What then does this parable mean for us? What do you and I need to think about in the coming weeks for ourselves and for the parish?

Firstly, there is the responsibility for using our money wisely and in a God-directed and unfearful way.

Secondly, there is the need for us to harness our talents, our skills and abilities, and put them to use for God and for the community, allowing God’s investing hand to employ them.

Thirdly, there is the need to ensure we do not put our version of God under the mattress to protect Him. We need to avoid ensuring that everything remains as it always seems to have been or as we like it to be, and thereby paralyzing the parish in the future. There is always something self-serving in behaving like this, as it protects our comfort zone. It is great to see the Sunday School reaching out to new ideas and new ways and to see people refreshed and enlivened and excited by that. I realized when I was preparing this, that it refers too to the postponed outreach event at St Aidan’s and to our attitude towards the development that is inevitably going to come to this property. With some responsibility in the planning and decision-making I need to remember this is about God’s life and power in the parish rather than about real estate.

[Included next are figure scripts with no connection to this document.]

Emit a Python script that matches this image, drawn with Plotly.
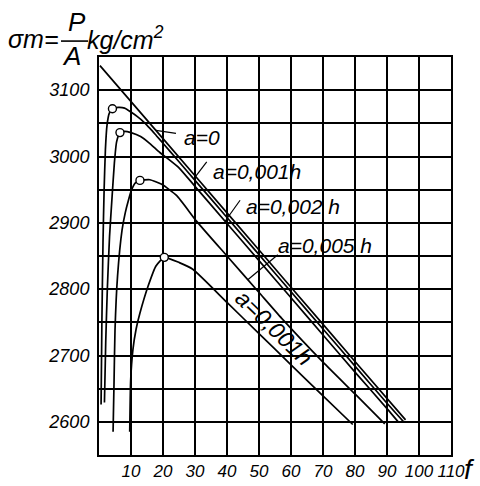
import numpy as np
import plotly.graph_objects as go

# ---- data ----
f_a0 = [0.3, 20, 40, 60, 80, 95.8]
s_a0 = [3137, 3027, 2915, 2803, 2691, 2603]

f_a001 = [0.65, 0.9, 1.25, 1.6, 2.0, 2.5, 3.2, 4.2, 6, 8, 10, 12, 14, 16, 18, 20, 25, 30, 40, 50, 60, 70, 80, 90, 95.2]
s_a001 = [2626, 2750, 2870, 2950, 3010, 3047, 3065, 3072, 3074, 3073, 3067, 3060, 3052, 3042, 3031, 3020, 2992, 2964, 2908, 2852, 2796, 2740, 2684, 2628, 2600]

f_a002 = [1.7, 2.1, 2.6, 3.3, 4.1, 4.8, 5.5, 6.55, 8, 10, 13, 16, 19, 22, 25, 30, 40, 50, 60, 70, 80, 90, 93.5]
s_a002 = [2629, 2720, 2800, 2880, 2940, 2990, 3022, 3036, 3038, 3036, 3030, 3019, 3006, 2995, 2983, 2955, 2899, 2843, 2787, 2731, 2675, 2620, 2600]

f_a005 = [4.4, 4.7, 5.0, 5.8, 7.2, 8.2, 9.2, 10.2, 11.3, 12.8, 15.9, 19.6, 24.3, 30.4, 40, 50, 57.1, 70, 80, 89.3]
s_a005 = [2585, 2660, 2738, 2820, 2889, 2915, 2934, 2950, 2960, 2964, 2965, 2958, 2941, 2903, 2850, 2795, 2756, 2690, 2642, 2597]

f_a01 = [9.6, 9.9, 10.6, 11.6, 12.8, 15.3, 17.8, 20.4, 25.1, 29.3, 40, 50, 60, 70, 79.3]
s_a01 = [2585, 2663, 2709, 2740, 2764, 2804, 2835, 2848, 2840, 2830, 2780, 2733, 2686, 2639, 2596]

peak_f = [4.2, 6.55, 12.8, 20.4]
peak_s = [3072, 3036, 2964, 2848]

x_ticks = [10, 20, 30, 40, 50, 60, 70, 80, 90, 100, 110]
y_labels = [2600, 2700, 2800, 2900, 3000, 3100]

labels = ["a=0", "a=0,001h", "a=0,002 h", "a=0,005 h", "a=0,001h"]

# ---- figure ----
fig = go.Figure()
line_style = dict(color="black", width=1.7, shape="spline", smoothing=0.5)
for fx, sy in [(f_a0, s_a0), (f_a001, s_a001), (f_a002, s_a002), (f_a005, s_a005), (f_a01, s_a01)]:
    fig.add_trace(go.Scatter(x=fx, y=sy, mode="lines", line=line_style, hoverinfo="skip"))

fig.add_trace(go.Scatter(x=peak_f, y=peak_s, mode="markers",
                         marker=dict(size=8, color="white", line=dict(color="black", width=1.4)),
                         hoverinfo="skip"))

ifont = dict(family="Liberation Sans", size=21, color="black", style="italic")

# curve labels
fig.add_annotation(x=25.9, y=3029, text=labels[0], showarrow=False, xanchor="left", font=ifont)
fig.add_annotation(x=35.0, y=2977, text=labels[1], showarrow=False, xanchor="left", font=ifont)
fig.add_annotation(x=45.3, y=2925, text=labels[2], showarrow=False, xanchor="left", font=ifont)
fig.add_annotation(x=55.3, y=2866, text=labels[3], showarrow=False, xanchor="left", font=ifont)
fig.add_annotation(x=54.8, y=2742, text=labels[4], showarrow=False, textangle=44,
                   font=dict(family="Liberation Sans", size=23, color="black", style="italic"))

# pointer strokes from the labels to their curves (pixel-sized lines anchored on the curves)
def ptr(fx, sy, at, dx, dy):
    fig.add_shape(type="line", xref="x", yref="y",
                  xsizemode="pixel", ysizemode="pixel",
                  xanchor=at, yanchor=float(np.interp(at, fx, sy)),
                  x0=0, y0=0, x1=dx, y1=-dy,
                  line=dict(color="black", width=1.2))

ptr(f_a0, s_a0, 17.8, 20, 3)
ptr(f_a001, s_a001, 29.6, 13, -17)
ptr(f_a002, s_a002, 39.4, 15, -21)
ptr(f_a005, s_a005, 46.5, 30, -25)

# axis title (top-left fraction) and f
tfont = dict(family="Liberation Sans", size=25, color="black", style="italic")
fig.add_annotation(xref="paper", yref="paper", x=-0.108, y=1.045, text="σm=", showarrow=False,
                   xanchor="right", yanchor="middle", font=tfont)
fig.add_annotation(xref="paper", yref="paper", x=-0.0625, y=1.087, text="P", showarrow=False,
                   xanchor="center", yanchor="middle", font=dict(tfont, size=26))
fig.add_annotation(xref="paper", yref="paper", x=-0.0795, y=1.002, text="A", showarrow=False,
                   xanchor="center", yanchor="middle", font=dict(tfont, size=26))
fig.add_shape(type="line", xref="paper", yref="paper", x0=-0.108, x1=-0.031, y0=1.040, y1=1.040,
              line=dict(color="black", width=1.6))
fig.add_annotation(xref="paper", yref="paper", x=-0.040, y=1.047, text="kg/cm<sup>2</sup>",
                   showarrow=False, xanchor="left", yanchor="middle", font=tfont)
fig.add_annotation(xref="paper", yref="paper", x=1.030, y=-0.036, text="f", showarrow=False,
                   xanchor="left", yanchor="middle", font=dict(tfont, size=28))

fig.update_layout(
    width=480, height=486,
    margin=dict(l=99, r=29, t=57, b=31, autoexpand=False),
    paper_bgcolor="white", plot_bgcolor="white",
    showlegend=False,
    xaxis=dict(range=[0, 110], tickvals=x_ticks, ticktext=[str(v) for v in x_ticks],
               showgrid=True, gridcolor="black", gridwidth=1.5, zeroline=False,
               showline=True, mirror=True, linecolor="black", linewidth=2,
               ticks="", ticklabelstandoff=0, automargin=False,
               tickfont=dict(family="Liberation Sans", size=17, color="black", style="italic")),
    yaxis=dict(range=[2550, 3150], tickvals=y_labels, ticktext=[str(v) for v in y_labels],
               showgrid=True, gridcolor="black", gridwidth=1.5, zeroline=False,
               minor=dict(tick0=2550, dtick=50, showgrid=True, gridcolor="black", gridwidth=1.5),
               showline=True, mirror=True, linecolor="black", linewidth=2,
               ticks="", ticklabelstandoff=4, automargin=False,
               tickfont=dict(family="Liberation Sans", size=18, color="black", style="italic")),
)

# remove the browser's default 8px page margin so the 480x486 figure fills the window exactly
fig.write_html("out.html", config={"displayModeBar": False},
               post_script="document.body.style.margin='0px';document.body.style.overflow='hidden';")
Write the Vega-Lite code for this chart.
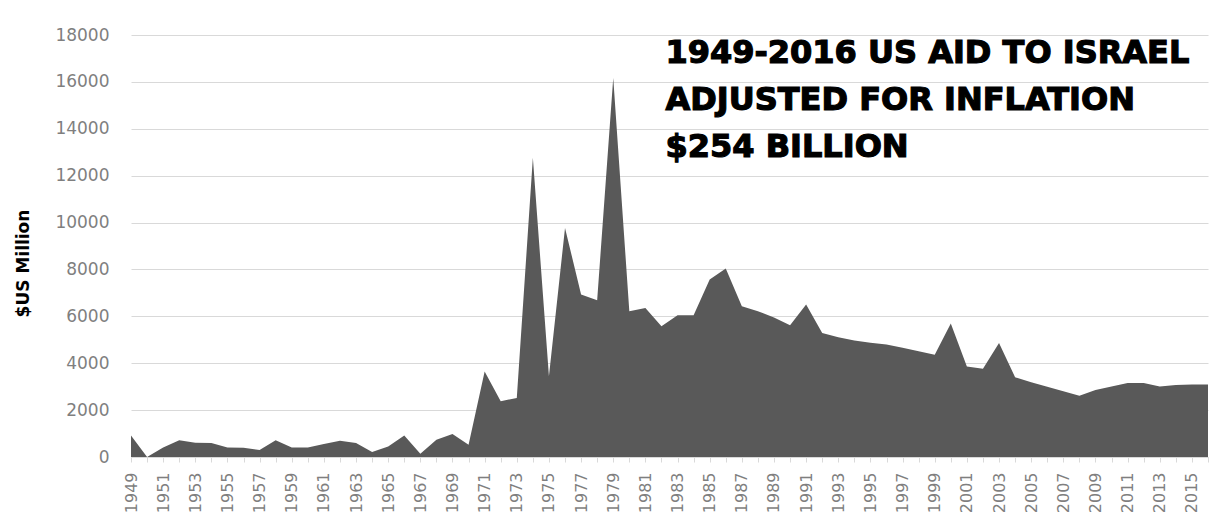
{
  "$schema": "https://vega.github.io/schema/vega-lite/v6.json",
  "width": 1077,
  "height": 422,
  "autosize": {"type": "none"},
  "padding": {"left": 131, "top": 35, "right": 22, "bottom": 72},
  "background": "white",
  "config": {"view": {"stroke": null}},
  "resolve": {"axis": {"x": "independent"}},
  "layer": [
    {
      "data": {"values": [
        {"year": 1949, "aid": 920}, {"year": 1950, "aid": 0}, {"year": 1951, "aid": 400}, {"year": 1952, "aid": 710},
        {"year": 1953, "aid": 610}, {"year": 1954, "aid": 600}, {"year": 1955, "aid": 410}, {"year": 1956, "aid": 390},
        {"year": 1957, "aid": 300}, {"year": 1958, "aid": 710}, {"year": 1959, "aid": 400}, {"year": 1960, "aid": 400},
        {"year": 1961, "aid": 550}, {"year": 1962, "aid": 690}, {"year": 1963, "aid": 600}, {"year": 1964, "aid": 210},
        {"year": 1965, "aid": 450}, {"year": 1966, "aid": 920}, {"year": 1967, "aid": 140}, {"year": 1968, "aid": 740},
        {"year": 1969, "aid": 980}, {"year": 1970, "aid": 520}, {"year": 1971, "aid": 3650}, {"year": 1972, "aid": 2380},
        {"year": 1973, "aid": 2520}, {"year": 1974, "aid": 12760}, {"year": 1975, "aid": 3440}, {"year": 1976, "aid": 9770},
        {"year": 1977, "aid": 6930}, {"year": 1978, "aid": 6690}, {"year": 1979, "aid": 16170}, {"year": 1980, "aid": 6220},
        {"year": 1981, "aid": 6360}, {"year": 1982, "aid": 5580}, {"year": 1983, "aid": 6050}, {"year": 1984, "aid": 6050},
        {"year": 1985, "aid": 7570}, {"year": 1986, "aid": 8040}, {"year": 1987, "aid": 6430}, {"year": 1988, "aid": 6220},
        {"year": 1989, "aid": 5950}, {"year": 1990, "aid": 5620}, {"year": 1991, "aid": 6500}, {"year": 1992, "aid": 5290},
        {"year": 1993, "aid": 5110}, {"year": 1994, "aid": 4970}, {"year": 1995, "aid": 4870}, {"year": 1996, "aid": 4800},
        {"year": 1997, "aid": 4660}, {"year": 1998, "aid": 4510}, {"year": 1999, "aid": 4360}, {"year": 2000, "aid": 5690},
        {"year": 2001, "aid": 3860}, {"year": 2002, "aid": 3760}, {"year": 2003, "aid": 4860}, {"year": 2004, "aid": 3400},
        {"year": 2005, "aid": 3190}, {"year": 2006, "aid": 3000}, {"year": 2007, "aid": 2800}, {"year": 2008, "aid": 2610},
        {"year": 2009, "aid": 2860}, {"year": 2010, "aid": 3010}, {"year": 2011, "aid": 3160}, {"year": 2012, "aid": 3160},
        {"year": 2013, "aid": 3010}, {"year": 2014, "aid": 3070}, {"year": 2015, "aid": 3090}, {"year": 2016, "aid": 3090}
      ]},
      "mark": {"type": "area", "color": "#595959", "interpolate": "linear"},
      "encoding": {
        "x": {
          "field": "year", "type": "quantitative",
          "scale": {"domain": [1949, 2016], "nice": false, "zero": false},
          "axis": {
            "title": null,
            "orient": "bottom",
            "values": [1949,1951,1953,1955,1957,1959,1961,1963,1965,1967,1969,1971,1973,1975,1977,1979,1981,1983,1985,1987,1989,1991,1993,1995,1997,1999,2001,2003,2005,2007,2009,2011,2013,2015],
            "format": "d",
            "labelAngle": -90,
            "labelFont": "DejaVu Sans",
            "labelFontSize": 16,
            "labelColor": "#7f7f7f",
            "labelPadding": 10,
            "labelOverlap": false,
            "labelFlush": false,
            "labelBound": false,
            "grid": false,
            "domainColor": "#d9d9d9",
            "domainWidth": 1,
            "tickColor": "#d9d9d9",
            "tickSize": 5
          }
        },
        "y": {
          "field": "aid", "type": "quantitative",
          "scale": {"domain": [0, 18000], "nice": false},
          "axis": {
            "title": "$US Million",
            "titleFont": "DejaVu Sans",
            "titleFontWeight": "bold",
            "titleFontSize": 17,
            "titleColor": "#000000",
            "titlePadding": 22,
            "titleY": 228,
            "values": [0,2000,4000,6000,8000,10000,12000,14000,16000,18000],
            "format": "d",
            "labelFont": "DejaVu Sans",
            "labelFontSize": 17,
            "labelColor": "#7f7f7f",
            "labelPadding": 22,
            "ticks": false,
            "domain": false,
            "grid": true,
            "gridColor": "#d9d9d9",
            "gridWidth": 1
          }
        }
      }
    },
    {
      "data": {"values": [{}]},
      "mark": {
        "type": "text",
        "font": "DejaVu Sans",
        "fontWeight": "bold",
        "fontSize": 32,
        "color": "#000000",
        "stroke": "#000000",
        "strokeWidth": 1.2,
        "align": "left",
        "baseline": "alphabetic",
        "lineHeight": 47
      },
      "encoding": {
        "x": {
          "datum": 1982.25, "type": "quantitative",
          "axis": {
            "title": null,
            "orient": "bottom",
            "values": [1950,1952,1954,1956,1958,1960,1962,1964,1966,1968,1970,1972,1974,1976,1978,1980,1982,1984,1986,1988,1990,1992,1994,1996,1998,2000,2002,2004,2006,2008,2010,2012,2014,2016],
            "labels": false,
            "domain": false,
            "grid": false,
            "tickColor": "#d9d9d9",
            "tickSize": 5
          }
        },
        "y": {"datum": 16800, "type": "quantitative"},
        "text": {"value": ["1949-2016 US AID TO ISRAEL", "ADJUSTED FOR INFLATION", "$254 BILLION"]}
      }
    }
  ]
}
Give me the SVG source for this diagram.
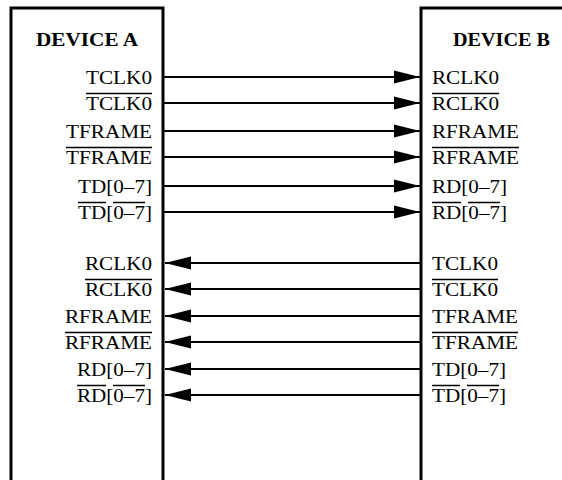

In summary, this parable is one of the important lenses we all need to bring a right focus to all our activities as we review them strategically and from time to time.

Perhaps the compilers of our lectionary had some of these insights when they chose Psalm 123 for today… “As the eyes of slaves look to the hand of their master… so our eyes look to the Lord our God, till he shows us his mercy. And from 1 Thessalonians reading, “Therefore, encourage one another and build each other up.”